* BEGIN *

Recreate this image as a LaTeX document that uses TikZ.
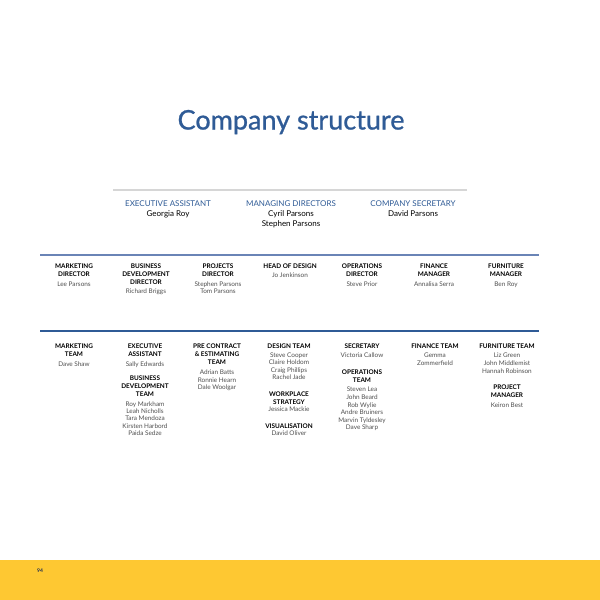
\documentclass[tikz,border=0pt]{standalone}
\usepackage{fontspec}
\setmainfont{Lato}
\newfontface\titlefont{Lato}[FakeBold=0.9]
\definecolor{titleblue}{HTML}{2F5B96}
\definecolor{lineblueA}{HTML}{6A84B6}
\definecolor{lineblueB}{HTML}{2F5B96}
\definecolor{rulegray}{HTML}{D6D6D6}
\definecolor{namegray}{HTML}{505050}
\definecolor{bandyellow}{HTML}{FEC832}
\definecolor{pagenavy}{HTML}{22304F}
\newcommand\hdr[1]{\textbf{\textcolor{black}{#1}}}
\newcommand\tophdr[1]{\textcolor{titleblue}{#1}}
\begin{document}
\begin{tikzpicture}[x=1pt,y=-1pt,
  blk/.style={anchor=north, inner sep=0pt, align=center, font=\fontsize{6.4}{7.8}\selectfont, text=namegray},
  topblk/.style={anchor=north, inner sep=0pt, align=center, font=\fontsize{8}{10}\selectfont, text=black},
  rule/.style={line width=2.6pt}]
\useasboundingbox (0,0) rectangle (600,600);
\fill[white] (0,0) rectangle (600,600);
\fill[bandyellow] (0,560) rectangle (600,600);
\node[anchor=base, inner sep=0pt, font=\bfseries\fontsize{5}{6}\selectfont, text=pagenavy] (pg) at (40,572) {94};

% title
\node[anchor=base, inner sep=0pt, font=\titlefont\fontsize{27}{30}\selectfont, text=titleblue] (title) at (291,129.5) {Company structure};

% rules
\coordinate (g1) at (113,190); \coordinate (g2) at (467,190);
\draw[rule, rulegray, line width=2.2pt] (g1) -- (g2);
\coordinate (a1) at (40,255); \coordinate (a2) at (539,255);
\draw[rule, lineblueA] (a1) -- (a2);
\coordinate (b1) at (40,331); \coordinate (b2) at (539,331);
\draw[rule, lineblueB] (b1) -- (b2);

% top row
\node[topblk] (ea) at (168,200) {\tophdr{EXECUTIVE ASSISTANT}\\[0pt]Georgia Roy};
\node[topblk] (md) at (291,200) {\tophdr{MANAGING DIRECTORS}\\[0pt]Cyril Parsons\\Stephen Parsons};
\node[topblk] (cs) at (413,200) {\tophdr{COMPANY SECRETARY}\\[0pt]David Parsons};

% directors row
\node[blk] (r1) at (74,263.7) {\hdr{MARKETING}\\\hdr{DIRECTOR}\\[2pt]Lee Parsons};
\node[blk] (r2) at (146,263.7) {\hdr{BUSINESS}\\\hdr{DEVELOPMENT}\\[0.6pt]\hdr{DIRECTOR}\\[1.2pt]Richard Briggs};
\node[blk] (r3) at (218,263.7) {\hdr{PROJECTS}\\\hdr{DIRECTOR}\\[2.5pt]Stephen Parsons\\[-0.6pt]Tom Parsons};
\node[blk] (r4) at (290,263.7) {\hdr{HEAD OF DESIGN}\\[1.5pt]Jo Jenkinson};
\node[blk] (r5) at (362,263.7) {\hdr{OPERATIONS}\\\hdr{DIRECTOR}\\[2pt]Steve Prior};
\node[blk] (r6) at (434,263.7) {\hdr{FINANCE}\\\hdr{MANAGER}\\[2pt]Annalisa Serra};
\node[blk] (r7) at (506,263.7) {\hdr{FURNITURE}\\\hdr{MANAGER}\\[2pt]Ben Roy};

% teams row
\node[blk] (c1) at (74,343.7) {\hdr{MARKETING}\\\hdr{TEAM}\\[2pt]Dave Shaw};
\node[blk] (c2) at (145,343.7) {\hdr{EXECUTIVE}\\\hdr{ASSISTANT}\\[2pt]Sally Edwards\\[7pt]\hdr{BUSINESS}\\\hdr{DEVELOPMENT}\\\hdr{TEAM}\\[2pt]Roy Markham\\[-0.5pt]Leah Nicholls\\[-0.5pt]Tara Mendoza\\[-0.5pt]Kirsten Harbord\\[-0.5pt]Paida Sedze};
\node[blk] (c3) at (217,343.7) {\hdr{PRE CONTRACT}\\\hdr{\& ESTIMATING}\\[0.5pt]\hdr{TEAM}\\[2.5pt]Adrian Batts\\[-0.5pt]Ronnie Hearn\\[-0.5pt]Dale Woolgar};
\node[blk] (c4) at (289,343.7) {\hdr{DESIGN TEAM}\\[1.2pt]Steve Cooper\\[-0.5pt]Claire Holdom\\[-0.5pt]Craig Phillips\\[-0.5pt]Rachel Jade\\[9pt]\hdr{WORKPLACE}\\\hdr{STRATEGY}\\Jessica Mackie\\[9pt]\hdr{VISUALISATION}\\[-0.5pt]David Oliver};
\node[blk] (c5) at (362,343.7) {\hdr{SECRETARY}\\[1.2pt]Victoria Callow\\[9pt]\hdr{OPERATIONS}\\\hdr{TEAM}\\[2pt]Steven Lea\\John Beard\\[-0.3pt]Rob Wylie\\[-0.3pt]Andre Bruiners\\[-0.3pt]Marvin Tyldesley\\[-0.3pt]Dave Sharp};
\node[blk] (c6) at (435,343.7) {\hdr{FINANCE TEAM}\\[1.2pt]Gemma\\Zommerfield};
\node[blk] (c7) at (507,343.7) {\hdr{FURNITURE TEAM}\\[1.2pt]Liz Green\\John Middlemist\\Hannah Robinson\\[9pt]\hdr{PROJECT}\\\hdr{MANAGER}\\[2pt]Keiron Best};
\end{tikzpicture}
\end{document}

* END *

• **Task details**:
Return nothing but the lines running from the start of the data to the line with "(cs) at (413,200)", please, both ends included and no pictures.

• **Exercise response**:
Recreate this image as a LaTeX document that uses TikZ.
\documentclass[tikz,border=0pt]{standalone}
\usepackage{fontspec}
\setmainfont{Lato}
\newfontface\titlefont{Lato}[FakeBold=0.9]
\definecolor{titleblue}{HTML}{2F5B96}
\definecolor{lineblueA}{HTML}{6A84B6}
\definecolor{lineblueB}{HTML}{2F5B96}
\definecolor{rulegray}{HTML}{D6D6D6}
\definecolor{namegray}{HTML}{505050}
\definecolor{bandyellow}{HTML}{FEC832}
\definecolor{pagenavy}{HTML}{22304F}
\newcommand\hdr[1]{\textbf{\textcolor{black}{#1}}}
\newcommand\tophdr[1]{\textcolor{titleblue}{#1}}
\begin{document}
\begin{tikzpicture}[x=1pt,y=-1pt,
  blk/.style={anchor=north, inner sep=0pt, align=center, font=\fontsize{6.4}{7.8}\selectfont, text=namegray},
  topblk/.style={anchor=north, inner sep=0pt, align=center, font=\fontsize{8}{10}\selectfont, text=black},
  rule/.style={line width=2.6pt}]
\useasboundingbox (0,0) rectangle (600,600);
\fill[white] (0,0) rectangle (600,600);
\fill[bandyellow] (0,560) rectangle (600,600);
\node[anchor=base, inner sep=0pt, font=\bfseries\fontsize{5}{6}\selectfont, text=pagenavy] (pg) at (40,572) {94};

% title
\node[anchor=base, inner sep=0pt, font=\titlefont\fontsize{27}{30}\selectfont, text=titleblue] (title) at (291,129.5) {Company structure};

% rules
\coordinate (g1) at (113,190); \coordinate (g2) at (467,190);
\draw[rule, rulegray, line width=2.2pt] (g1) -- (g2);
\coordinate (a1) at (40,255); \coordinate (a2) at (539,255);
\draw[rule, lineblueA] (a1) -- (a2);
\coordinate (b1) at (40,331); \coordinate (b2) at (539,331);
\draw[rule, lineblueB] (b1) -- (b2);

% top row
\node[topblk] (ea) at (168,200) {\tophdr{EXECUTIVE ASSISTANT}\\[0pt]Georgia Roy};
\node[topblk] (md) at (291,200) {\tophdr{MANAGING DIRECTORS}\\[0pt]Cyril Parsons\\Stephen Parsons};
\node[topblk] (cs) at (413,200) {\tophdr{COMPANY SECRETARY}\\[0pt]David Parsons};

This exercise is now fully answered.